İŞKUR’un aktif iş gücü programları altında yürüttüğü çalışmalardan biri olan TYP kapsamında öncelikle 6 ya da 9 aylık geçici işçiliğe başvuranlar kabul edildikleri takdirde, aslında kalıcı kadroların gerekli olduğu bir kuruma (Adliye, Maliye, okul, belediye gibi) yerleştiriliyor. Geçici işçilerin asgari ücreti, SGK primi ve sağlık sigortası devlet tarafından yani büyük bir bölümü işçilerin ücretlerinden kesilen paradan oluşan ‘İşsizlik Fonu’ndan karşılanıyor. Bu işçilerin başka da bir hakları bulunmuyor. TYP programı ile işçilerden kesilen parayla işçilerin aleyhine yeni bir istihdam rejimi oluşturuluyor. Çalışma yaşamı esnek ve güvencesiz hale getiriliyor. Bu güvencesizlik, binlerce emekçiyi hükümete bağımlı hale getiriyor. Hükümet özellikle bunu seçim dönemlerinde şantaj aracı olarak kullanıyor.

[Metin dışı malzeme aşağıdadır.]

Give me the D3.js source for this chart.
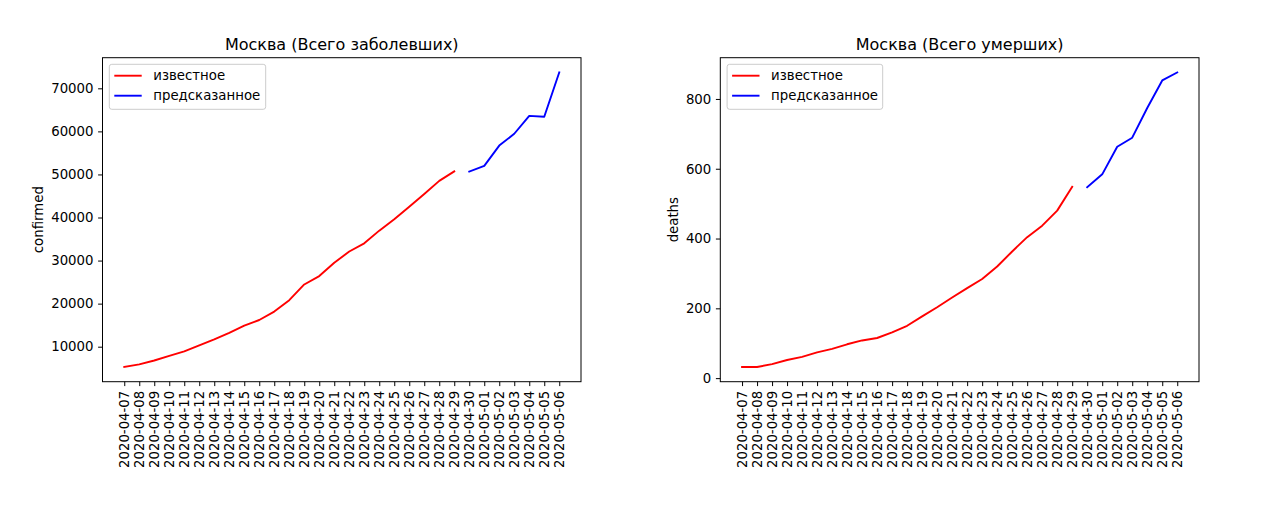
<!DOCTYPE html>
<html>
<head>
<meta charset="utf-8">
<script src="https://cdn.jsdelivr.net/npm/d3@7"></script>
<style>
  html, body { margin: 0; padding: 0; background: #fff; }
  svg { display: block; font-family: "DejaVu Sans", sans-serif; }
</style>
</head>
<body>
<svg id="chart" width="1280" height="507"></svg>
<script>
// ---- data ----
const dates = ["2020-04-07","2020-04-08","2020-04-09","2020-04-10","2020-04-11","2020-04-12","2020-04-13","2020-04-14","2020-04-15","2020-04-16","2020-04-17","2020-04-18","2020-04-19","2020-04-20","2020-04-21","2020-04-22","2020-04-23","2020-04-24","2020-04-25","2020-04-26","2020-04-27","2020-04-28","2020-04-29","2020-04-30","2020-05-01","2020-05-02","2020-05-03","2020-05-04","2020-05-05","2020-05-06"];
const knownDates = dates.slice(0, 23);
const predDates = dates.slice(23);

const confirmedKnown = [5290, 5900, 6800, 7850, 8900, 10300, 11700, 13200, 14900, 16200, 18150, 20800, 24450, 26400, 29500, 32100, 34000, 36950, 39600, 42500, 45450, 48500, 50700];
const confirmedPred = [50650, 52000, 56700, 59450, 63600, 63400, 73690];

const deathsKnown = [32, 32, 40, 52, 61, 74, 84, 97, 108, 115, 131, 150, 177, 203, 231, 258, 284, 320, 363, 404, 437, 480, 548];
const deathsPred = [547, 584, 663, 689, 774, 853, 876];

const confirmedTicks = [10000, 20000, 30000, 40000, 50000, 60000, 70000];
const deathsTicks = [0, 200, 400, 600, 800];

const seriesNames = ["известное", "предсказанное"];
const seriesColors = ["#ff0000", "#0000ff"];

const panels = [
  { title: "Москва (Всего заболевших)", ylabel: "confirmed", known: confirmedKnown, pred: confirmedPred, ticks: confirmedTicks },
  { title: "Москва (Всего умерших)", ylabel: "deaths", known: deathsKnown, pred: deathsPred, ticks: deathsTicks }
];

// ---- layout ----
const boxes = [
  { x0: 102.5, x1: 581, y0: 57.7, y1: 381.7, ylabelX: 43, legendW: 156.4 },
  { x0: 720.3, x1: 1199, y0: 57.7, y1: 381.7, ylabelX: 678, legendW: 155.6 }
];
const fs = 13.3;
const svg = d3.select("#chart");

panels.forEach((p, k) => {
  const b = boxes[k];
  const g = svg.append("g");

  const x = d3.scalePoint().domain(dates).range([b.x0, b.x1]).padding(1.45);
  const all = p.known.concat(p.pred);
  const [mn, mx] = d3.extent(all);
  const m = (mx - mn) * 0.05;
  const y = d3.scaleLinear().domain([mn - m, mx + m]).range([b.y1, b.y0]);

  const line = d3.line().x(d => x(d[0])).y(d => y(d[1]));

  g.append("path")
    .datum(knownDates.map((d, i) => [d, p.known[i]]))
    .attr("d", line).attr("fill", "none")
    .attr("stroke", seriesColors[0]).attr("stroke-width", 1.9)
    .attr("stroke-linejoin", "round").attr("stroke-linecap", "square");
  g.append("path")
    .datum(predDates.map((d, i) => [d, p.pred[i]]))
    .attr("d", line).attr("fill", "none")
    .attr("stroke", seriesColors[1]).attr("stroke-width", 1.9)
    .attr("stroke-linejoin", "round").attr("stroke-linecap", "square");

  // frame
  g.append("rect")
    .attr("x", b.x0).attr("y", b.y0)
    .attr("width", b.x1 - b.x0).attr("height", b.y1 - b.y0)
    .attr("fill", "none").attr("stroke", "#000").attr("stroke-width", 1);

  // x axis
  const xa = g.append("g").attr("transform", `translate(0,${b.y1})`)
    .call(d3.axisBottom(x).tickSize(4.4).tickSizeOuter(0).tickPadding(0));
  xa.select(".domain").remove();
  xa.selectAll(".tick line").attr("stroke", "#000").attr("stroke-width", 1);
  xa.selectAll(".tick text")
    .attr("font-family", "DejaVu Sans").attr("font-size", fs).attr("fill", "#000")
    .attr("text-anchor", "end")
    .attr("transform", "translate(0,9) rotate(-90)")
    .attr("x", 0).attr("y", 0).attr("dy", "0.35em");

  // y axis
  const ya = g.append("g").attr("transform", `translate(${b.x0},0)`)
    .call(d3.axisLeft(y).tickValues(p.ticks).tickFormat(d3.format("d")).tickSize(4.4).tickPadding(4.6));
  ya.select(".domain").remove();
  ya.selectAll(".tick line").attr("stroke", "#000").attr("stroke-width", 1);
  ya.selectAll(".tick text")
    .attr("font-family", "DejaVu Sans").attr("font-size", fs).attr("fill", "#000");

  // title
  g.append("text")
    .attr("x", (b.x0 + b.x1) / 2).attr("y", 50)
    .attr("text-anchor", "middle").attr("font-size", 16).attr("fill", "#000")
    .text(p.title);

  // y label
  g.append("text")
    .attr("transform", `translate(${b.ylabelX},${(b.y0 + b.y1) / 2}) rotate(-90)`)
    .attr("text-anchor", "middle").attr("font-size", fs).attr("fill", "#000")
    .text(p.ylabel);

  // legend
  const lx = b.x0 + 6.8, ly = 64.3;
  const lg = g.append("g");
  lg.append("rect")
    .attr("x", lx).attr("y", ly).attr("width", b.legendW).attr("height", 45)
    .attr("rx", 2.5).attr("fill", "#fff").attr("fill-opacity", 0.8)
    .attr("stroke", "#cccccc").attr("stroke-width", 1);
  seriesNames.forEach((n, i) => {
    const yy = ly + 11.4 + i * 20;
    lg.append("line")
      .attr("x1", lx + 5).attr("x2", lx + 32.4)
      .attr("y1", yy).attr("y2", yy)
      .attr("stroke", seriesColors[i]).attr("stroke-width", 1.9);
    lg.append("text")
      .attr("x", lx + 44).attr("y", yy).attr("dy", "0.35em")
      .attr("font-size", fs).attr("fill", "#000")
      .text(n);
  });
});
</script>
</body>
</html>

İŞKUR verileri AKP Hükümetinin halkın desteğini yitirmeye başladığı 2015 yılından itibaren 6 veya 9 aylık geçici işçilik anlamına gelen TYP’yi seçim aracı olarak kullandığını gözler önüne seriyor. 2014-2022 arasındaki veriler incelendiğinde geçici işçi alımının en fazla olduğu yıl, iki genel seçimin olduğu (7 Haziran ve 1 Kasım) 2015 iken, en az olduğu yıl ise seçim ya da referandum için sandık kurulmayan yıl olan 2016. Aylara göre dağılıma bakıldığında ise seçimlerin gerçekleştiği ve bir önceki aylardaki geçici işçi alımındaki artış dikkat çekiyor.
Sayılara bakıldığında 2023 yılında 299 bin 30 işçi bu şartlarda çalışmıştır. Aynı yıl kamudaki kadrolu işçi sayısı 1 milyon 204 bin 526’dır. Yani kamuda çalışan kadrolu işçilerin yaklaşık dörtte biri kadar işçi, iş yasası kapsamının dışına çıkarılmış ve güvencesiz çalıştırılmıştır. Bunun iş yasası kapsamında çalışan işçilerin haklarını ne kadar kullanılamaz hale getireceği de tahmin edilebilir.